Problem details: Go through the data and copy every line exactly, but not the images.

Given material:
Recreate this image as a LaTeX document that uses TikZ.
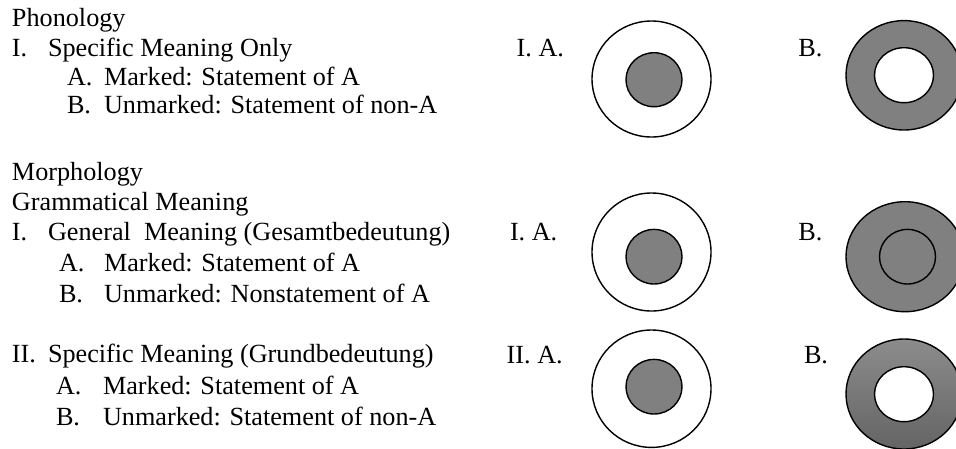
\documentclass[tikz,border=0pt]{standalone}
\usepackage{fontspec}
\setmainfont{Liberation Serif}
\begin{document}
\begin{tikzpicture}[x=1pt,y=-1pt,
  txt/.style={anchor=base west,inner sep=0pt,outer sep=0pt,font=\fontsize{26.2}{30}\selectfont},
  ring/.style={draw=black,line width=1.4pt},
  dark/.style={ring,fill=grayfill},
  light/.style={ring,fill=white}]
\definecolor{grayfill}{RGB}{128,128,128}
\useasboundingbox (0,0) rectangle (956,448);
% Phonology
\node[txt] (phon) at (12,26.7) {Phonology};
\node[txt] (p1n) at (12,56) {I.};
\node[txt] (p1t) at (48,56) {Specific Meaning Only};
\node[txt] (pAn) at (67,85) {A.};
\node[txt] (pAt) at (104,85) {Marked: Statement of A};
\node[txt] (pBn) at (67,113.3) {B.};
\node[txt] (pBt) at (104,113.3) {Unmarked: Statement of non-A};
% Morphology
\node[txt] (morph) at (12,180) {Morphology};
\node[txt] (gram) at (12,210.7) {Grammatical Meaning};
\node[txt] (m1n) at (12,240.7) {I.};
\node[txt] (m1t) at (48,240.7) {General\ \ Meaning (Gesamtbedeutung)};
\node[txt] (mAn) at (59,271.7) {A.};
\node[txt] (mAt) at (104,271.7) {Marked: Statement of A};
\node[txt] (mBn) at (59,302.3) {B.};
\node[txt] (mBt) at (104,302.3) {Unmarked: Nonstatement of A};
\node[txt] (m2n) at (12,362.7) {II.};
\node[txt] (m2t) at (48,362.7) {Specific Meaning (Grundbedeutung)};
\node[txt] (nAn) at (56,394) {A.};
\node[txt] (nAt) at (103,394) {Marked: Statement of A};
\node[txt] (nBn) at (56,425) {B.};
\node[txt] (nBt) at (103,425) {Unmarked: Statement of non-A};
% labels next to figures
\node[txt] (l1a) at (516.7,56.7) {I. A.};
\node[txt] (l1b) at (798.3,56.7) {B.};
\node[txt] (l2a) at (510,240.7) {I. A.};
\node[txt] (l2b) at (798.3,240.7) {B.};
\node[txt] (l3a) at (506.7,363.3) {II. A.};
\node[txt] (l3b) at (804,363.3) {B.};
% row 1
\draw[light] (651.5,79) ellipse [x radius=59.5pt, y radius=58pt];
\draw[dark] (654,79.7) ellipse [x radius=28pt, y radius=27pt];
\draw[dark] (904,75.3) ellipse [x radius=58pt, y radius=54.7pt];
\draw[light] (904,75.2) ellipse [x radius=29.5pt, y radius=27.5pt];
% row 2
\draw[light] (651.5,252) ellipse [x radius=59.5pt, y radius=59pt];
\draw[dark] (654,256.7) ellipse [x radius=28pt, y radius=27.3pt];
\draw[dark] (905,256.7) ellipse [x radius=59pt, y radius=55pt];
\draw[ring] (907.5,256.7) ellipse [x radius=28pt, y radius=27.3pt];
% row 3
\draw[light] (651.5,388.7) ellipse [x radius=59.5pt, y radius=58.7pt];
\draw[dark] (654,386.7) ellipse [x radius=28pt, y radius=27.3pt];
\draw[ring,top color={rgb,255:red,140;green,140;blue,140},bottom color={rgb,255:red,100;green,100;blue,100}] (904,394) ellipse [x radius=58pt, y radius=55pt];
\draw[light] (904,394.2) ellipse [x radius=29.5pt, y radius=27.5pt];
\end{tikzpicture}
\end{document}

The solution:
Recreate this image as a LaTeX document that uses TikZ.
\documentclass[tikz,border=0pt]{standalone}
\usepackage{fontspec}
\setmainfont{Liberation Serif}
\begin{document}
\begin{tikzpicture}[x=1pt,y=-1pt,
  txt/.style={anchor=base west,inner sep=0pt,outer sep=0pt,font=\fontsize{26.2}{30}\selectfont},
  ring/.style={draw=black,line width=1.4pt},
  dark/.style={ring,fill=grayfill},
  light/.style={ring,fill=white}]
\definecolor{grayfill}{RGB}{128,128,128}
\useasboundingbox (0,0) rectangle (956,448);
% Phonology
\node[txt] (phon) at (12,26.7) {Phonology};
\node[txt] (p1n) at (12,56) {I.};
\node[txt] (p1t) at (48,56) {Specific Meaning Only};
\node[txt] (pAn) at (67,85) {A.};
\node[txt] (pAt) at (104,85) {Marked: Statement of A};
\node[txt] (pBn) at (67,113.3) {B.};
\node[txt] (pBt) at (104,113.3) {Unmarked: Statement of non-A};
% Morphology
\node[txt] (morph) at (12,180) {Morphology};
\node[txt] (gram) at (12,210.7) {Grammatical Meaning};
\node[txt] (m1n) at (12,240.7) {I.};
\node[txt] (m1t) at (48,240.7) {General\ \ Meaning (Gesamtbedeutung)};
\node[txt] (mAn) at (59,271.7) {A.};
\node[txt] (mAt) at (104,271.7) {Marked: Statement of A};
\node[txt] (mBn) at (59,302.3) {B.};
\node[txt] (mBt) at (104,302.3) {Unmarked: Nonstatement of A};
\node[txt] (m2n) at (12,362.7) {II.};
\node[txt] (m2t) at (48,362.7) {Specific Meaning (Grundbedeutung)};
\node[txt] (nAn) at (56,394) {A.};
\node[txt] (nAt) at (103,394) {Marked: Statement of A};
\node[txt] (nBn) at (56,425) {B.};
\node[txt] (nBt) at (103,425) {Unmarked: Statement of non-A};
% labels next to figures
\node[txt] (l1a) at (516.7,56.7) {I. A.};
\node[txt] (l1b) at (798.3,56.7) {B.};
\node[txt] (l2a) at (510,240.7) {I. A.};
\node[txt] (l2b) at (798.3,240.7) {B.};
\node[txt] (l3a) at (506.7,363.3) {II. A.};
\node[txt] (l3b) at (804,363.3) {B.};
% row 1
\draw[light] (651.5,79) ellipse [x radius=59.5pt, y radius=58pt];
\draw[dark] (654,79.7) ellipse [x radius=28pt, y radius=27pt];
\draw[dark] (904,75.3) ellipse [x radius=58pt, y radius=54.7pt];
\draw[light] (904,75.2) ellipse [x radius=29.5pt, y radius=27.5pt];
% row 2
\draw[light] (651.5,252) ellipse [x radius=59.5pt, y radius=59pt];
\draw[dark] (654,256.7) ellipse [x radius=28pt, y radius=27.3pt];
\draw[dark] (905,256.7) ellipse [x radius=59pt, y radius=55pt];
\draw[ring] (907.5,256.7) ellipse [x radius=28pt, y radius=27.3pt];
% row 3
\draw[light] (651.5,388.7) ellipse [x radius=59.5pt, y radius=58.7pt];
\draw[dark] (654,386.7) ellipse [x radius=28pt, y radius=27.3pt];
\draw[ring,top color={rgb,255:red,140;green,140;blue,140},bottom color={rgb,255:red,100;green,100;blue,100}] (904,394) ellipse [x radius=58pt, y radius=55pt];
\draw[light] (904,394.2) ellipse [x radius=29.5pt, y radius=27.5pt];
\end{tikzpicture}
\end{document}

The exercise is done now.